Lebanon crisis among world's worst since 1850s: World Bank
The report predicts that Lebanon's economy will shrink by close to 10 percent in 2021 and stresses there is "no clear turning point in the horizon".
Lebanon defaulted on its debt last year, the currency lost around 85 percent of its value and poverty is devastating a country once seen as a beacon of prosperity in the region.
The complete meltdown of Lebanon's economy during the past 18 months is widely blamed on corruption and mismanagement by the country's hereditary political elite.
"Policy responses by Lebanon's leadership to these challenges have been highly inadequate," the report says.
"The increasingly dire socio-economic conditions risk systemic national failings with regional and potentially global effects," the World Bank said.
The International Monetary Fund has offered assistance but the country's political barons have failed to even form a government that could deliver the reforms on which foreign aid is conditioned.
"Subject to extraordinarily high uncertainty, real GDP is projected to contract by a further 9.5 percent in 2021," said the World Bank, dashing any hopes of a quick recovery.
According to the monetary institution, the economy contracted by 6.7 percent in 2019 and 20.3 percent in 2020.

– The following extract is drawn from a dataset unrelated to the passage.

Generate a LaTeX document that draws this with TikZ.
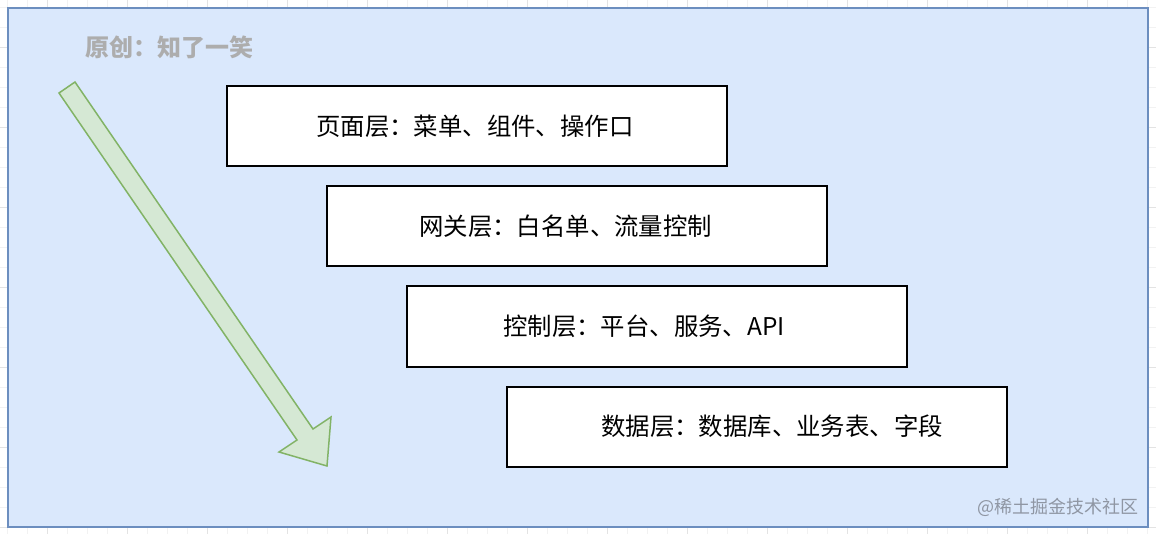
\documentclass[tikz,border=0pt]{standalone}
\usepackage{fontspec}
\setmainfont{Noto Sans CJK SC}
\definecolor{bgfill}{HTML}{DAE8FC}
\definecolor{bgline}{HTML}{6C8EBF}
\definecolor{arrfill}{HTML}{D5E8D4}
\definecolor{arrline}{HTML}{82B366}
\definecolor{gridminor}{HTML}{F2F2F2}
\definecolor{gridmajor}{HTML}{E3E3E3}
\definecolor{wmark}{HTML}{ADADAD}
\definecolor{jjmark}{HTML}{8F96A3}
\begin{document}
\begin{tikzpicture}[x=1pt,y=-1pt,
  layerbox/.style={draw=black,line width=2pt,fill=white,minimum width=500pt,minimum height=80pt,inner sep=0pt},
  layertext/.style={anchor=west,font=\fontsize{24.4pt}{28pt}\selectfont,text=black,inner sep=0pt},
  bigarrow/.style={draw=arrline,fill=arrfill,line width=1.5pt,line join=miter}]
\useasboundingbox (0,0) rectangle (1156,534);
% outside grid
\fill[white] (0,0) rectangle (1156,534);
\foreach \x in {7,27,...,1156} \draw[gridminor,line width=0.8pt] (\x,0) -- (\x,534);
\foreach \y in {7,27,...,534} \draw[gridminor,line width=0.8pt] (0,\y) -- (1156,\y);
\foreach \x in {47,127,...,1156} \draw[gridmajor,line width=0.8pt] (\x,0) -- (\x,534);
\foreach \y in {47,127,...,534} \draw[gridmajor,line width=0.8pt] (0,\y) -- (1156,\y);
% background panel
\draw[fill=bgfill,draw=bgline,line width=2pt] (8,8) rectangle (1148,527);
% watermark
\node[anchor=west,inner sep=0pt,text=wmark,font=\fontsize{24pt}{28pt}\selectfont\bfseries] (wm) at (85,47) {原创：知了一笑};
% arrow
\draw[bigarrow] (59,93) -- (75,82) -- (313,429) -- (331,417) -- (327,466) -- (279,452) -- (297,440) -- cycle;
% layer boxes
\node[layerbox] (b1) at (477,126.5) {};
\node[layerbox] (b2) at (577,226.5) {};
\node[layerbox] (b3) at (657,326.5) {};
\node[layerbox] (b4) at (757,426.5) {};
\node[layertext] (t1) at ([xshift=90pt]b1.west) {页面层：菜单、组件、操作口};
\node[layertext] (t2) at ([xshift=93pt]b2.west) {网关层：白名单、流量控制};
\node[layertext] (t3) at ([xshift=97pt]b3.west) {控制层：平台、服务、API};
\node[layertext] (t4) at ([xshift=95pt]b4.west) {数据层：数据库、业务表、字段};
% site mark
\node[anchor=east,inner sep=0pt,text=jjmark,font=\fontsize{18pt}{20pt}\selectfont] (jj) at (1139,507) {@稀土掘金技术社区};
\end{tikzpicture}
\end{document}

The solutions the Lebanese authorities have so far opted for to ease the financial crisis have placed much of the burden on small depositors.

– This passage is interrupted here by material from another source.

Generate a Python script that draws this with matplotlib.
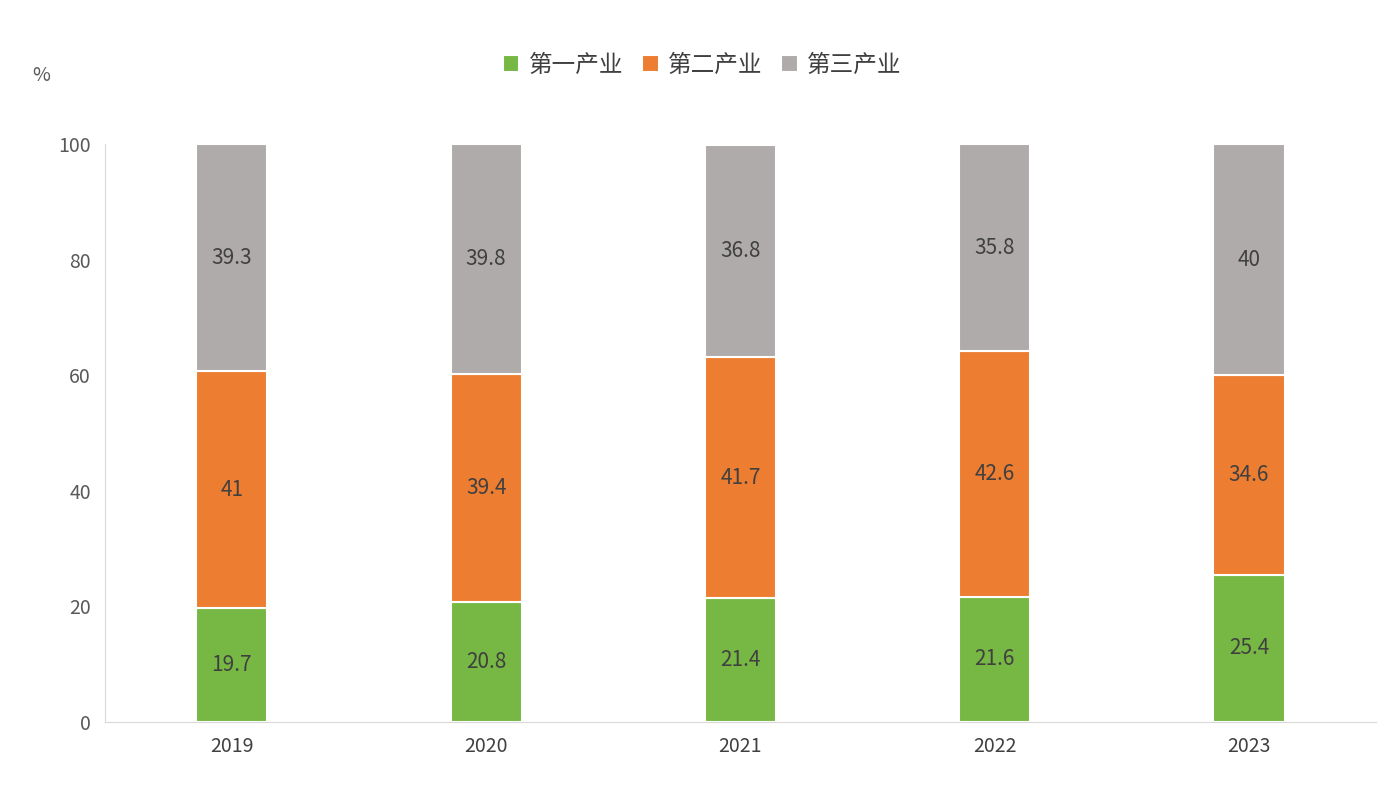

The report warned of "potential triggers to social unrest" in a country with a history of conflict and instability.
"The increasingly dire socio-economic conditions risk systemic national failings with regional and potentially global effects," it said.
The bankrupt state is unable to settle many of its bills and Lebanon's own energy minister, Raymond Ghajar, has warned that electricity supply was becoming critical and that the country could be plunged into total darkness by June's end.
"The sharp deterioration in basic services would have long-term implications: mass migration, loss of learning, poor health outcomes, lack of adequate safety nets, among others," the report said.
Some teachers in Lebanon are now earning the equivalent of less than $200 monthly, doctors are increasingly looking for work abroad and many students can no longer afford university tuition.